I'm looking forward to my busy weekend ahead. My parents are coming into town on Friday evening. My mom will be helping me to paint the trim and doors and hopefully finish off the painting and re-hanging of pictures. Saturday afternoon we will also see D and A for the first time since June 1. We talked to D on the phone yesterday and she is so excited to see us. A is still a little confused but that is ok. I can't wait to see their faces and hug them tightly. I'm so glad that their mom recognizes how much they mean to us and how much we mean to them and is willing to allow us to continue our relationship.

Sunday, August 12, 2012

Bybee Happenings

We really enjoyed our trip to Kansas City. It was nice to get away and spend time together and seeing friends. Jonathan starts back to school in a week, which he is excited about. I love that he is excited about school. Have I mentioned how proud of him I am. Well, it's a bunch!

Since coming home I have worked a few shifts and sewn some baby presents. I also helped host my best friend's baby shower. I wasn't sure how I would handle it emotionally but knew I needed to do it. When she told me she was pregnant early this year I was so excited I was jumping up and down. Being pregnant together was so much fun. We started talking about hosting each others showers almost immediately. Then, I lost Grant and she stood by my side. I know that it was scary for her to be only weeks behind me and know that life is so vulnerable. She has been the best friend I could have asked for. I worried that since Grant died and I was mourning the loss of my son that I would have trouble still being a good friend to her since she was still pregnant. I worried that it would hurt too badly to watch her pregnant belly grow while mine didn't any more. However, I made myself face it and talk about her pregnancy and I'm glad I did. I'm just as excited for her now as I was earlier this year and I can't wait to meet her sweet baby girl. When it came time to have her shower I decided I needed to help host it. I knew that it would be really hard but that it is what a friend does. I'm so glad I chose to do so. I had fun helping to make decorations, making her present, and watching my husband (yes my husband) pick out her shower cake. I did have to swallow back a few tears yesterday but I made it through without crying and truly enjoyed most of the day. I call that success!

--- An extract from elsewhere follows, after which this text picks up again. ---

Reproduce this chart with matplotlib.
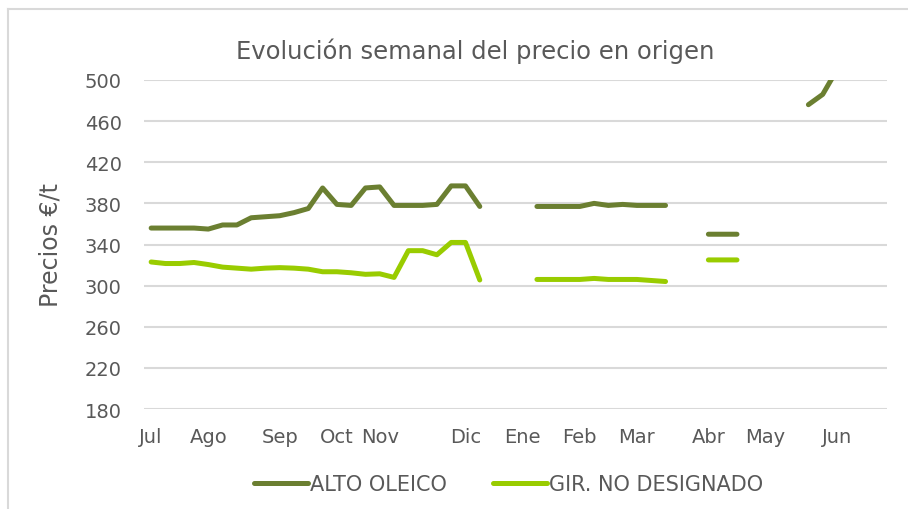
import numpy as np
import matplotlib.pyplot as plt
from matplotlib.lines import Line2D

nan = np.nan

# weekly prices (52 weeks, Jul -> Jun), gaps where there is no quote
alto_oleico = [356, 356, 356, 356, 355, 359, 359, 366, 367, 368, 371, 375,
               395, 379, 378, 395, 396, 378, 378, 378, 379, 397, 397, 377,
               nan, nan, nan,
               377, 377, 377, 377, 380, 378, 379, 378, 378, 378,
               nan, nan,
               350, 350, 350,
               nan, nan, nan, nan,
               476, 486, 510,
               nan, nan, nan]
gir_no_designado = [323, 321.5, 321.5, 322.5, 320.5, 318, 317, 316, 317, 317.5, 317, 316,
                    313.5, 313.5, 312.5, 311, 311.5, 308, 334, 334, 330, 342, 342, 305.5,
                    nan, nan, nan,
                    306, 306, 306, 306, 307, 306, 306, 306, 305, 304,
                    nan, nan,
                    325, 325, 325,
                    nan, nan, nan, nan,
                    nan, nan, nan,
                    nan, nan, nan]

month_labels = ["Jul", "Ago", "Sep", "Oct", "Nov", "Dic", "Ene", "Feb", "Mar", "Abr", "May", "Jun"]
month_weeks = [0, 4, 9, 13, 16, 22, 26, 30, 34, 39, 43, 48]

dark = "#6B7F31"
light = "#99CC00"
grey_txt = "#595959"
grid_c = "#D9D9D9"

plt.rcParams['font.family'] = ['DejaVu Sans']

fig = plt.figure(figsize=(9.08, 5.10), dpi=100)
ax = fig.add_axes([144 / 908, 1 - 410 / 510, 743 / 908, 329 / 510])

weeks = np.arange(len(alto_oleico))
ax.plot(weeks, alto_oleico, color=dark, lw=3.6, solid_capstyle='round', solid_joinstyle='round', zorder=3)
ax.plot(weeks, gir_no_designado, color=light, lw=3.6, solid_capstyle='round', solid_joinstyle='round', zorder=3)

ax.set_xlim(-0.5, 51.5)
ax.set_ylim(180, 500)
ax.set_yticks(range(180, 501, 40))
ax.set_xticks(month_weeks)
ax.set_xticklabels(month_labels)
ax.tick_params(axis='both', length=0, labelsize=14, colors=grey_txt)
ax.tick_params(axis='x', pad=13)
ax.tick_params(axis='y', pad=16)
ax.grid(axis='y', color=grid_c, lw=1.5, zorder=0)
for s in ax.spines.values():
    s.set_visible(False)

ax.set_ylabel("Precios €/t", fontsize=17, color=grey_txt, labelpad=16)
fig.text(0.523, 0.9, "Evolución semanal del precio en origen", ha='center', va='center',
         fontsize=17.5, color=grey_txt)

handles = [Line2D([], [], color=dark, lw=3.6, solid_capstyle='round'),
           Line2D([], [], color=light, lw=3.6, solid_capstyle='round')]
fig.legend(handles, ["ALTO OLEICO", "GIR. NO DESIGNADO"], loc='center', bbox_to_anchor=(0.56, 1 - 485 / 510),
           ncol=2, frameon=False, fontsize=15, labelcolor=grey_txt, handlelength=2.6,
           handletextpad=0.1, columnspacing=2.2)

# chart frame (only left and top edges show in the crop)
fig.add_artist(Line2D([8 / 908, 8 / 908], [0, 1 - 10 / 510], color=grid_c, lw=1.5))
fig.add_artist(Line2D([8 / 908, 1], [1 - 10 / 510, 1 - 10 / 510], color=grid_c, lw=1.5))

fig.savefig("out.png", dpi=100)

We are also officially listed with our agency to take foster kids again. I don't want children to need care but I can't wait to have my house full of laughter, and a few fits, again. Hopefully this coming weekend we can finish painting the living room and hanging the pictures and I can show it off! 


Friday, August 3, 2012

We Made It!!!

We have made it past our original due date. The anticipation of the day and the days leading up to yesterday were by far worse than yesterday. It was still a bittersweet day as we were traveling on the road for part of it for a mini get away. I thougt a few times that I should be at home taking care of a new baby or anxiously awaiting his arrival. However, that isn't what we are doing and I am choosing to enjoy my weekend away with Jonathan, even with the moments of sadness. 


I have some truly amazing friends. Some of them I haven't "met" in real life but that doesn't matter. These women who really understand where I am and how I feel are a huge blessing to me. Emails, Facebook messages, blog comments, prayers; Thank You!!!!! To know that I am not walking this road alone means more to me than I have words to express. 


Tonight I will be crossing off another major league baseball stadium from my list. We are going to the Kansas City Royals vs Texas Rangers Game. To top it off there are fireworks after the game! I love road trips, baseball and spending time with my husband!!!!! I'm thanking God for the opportunity to spend this weekend away with the man I love and for the chance to be Grant's Mommy.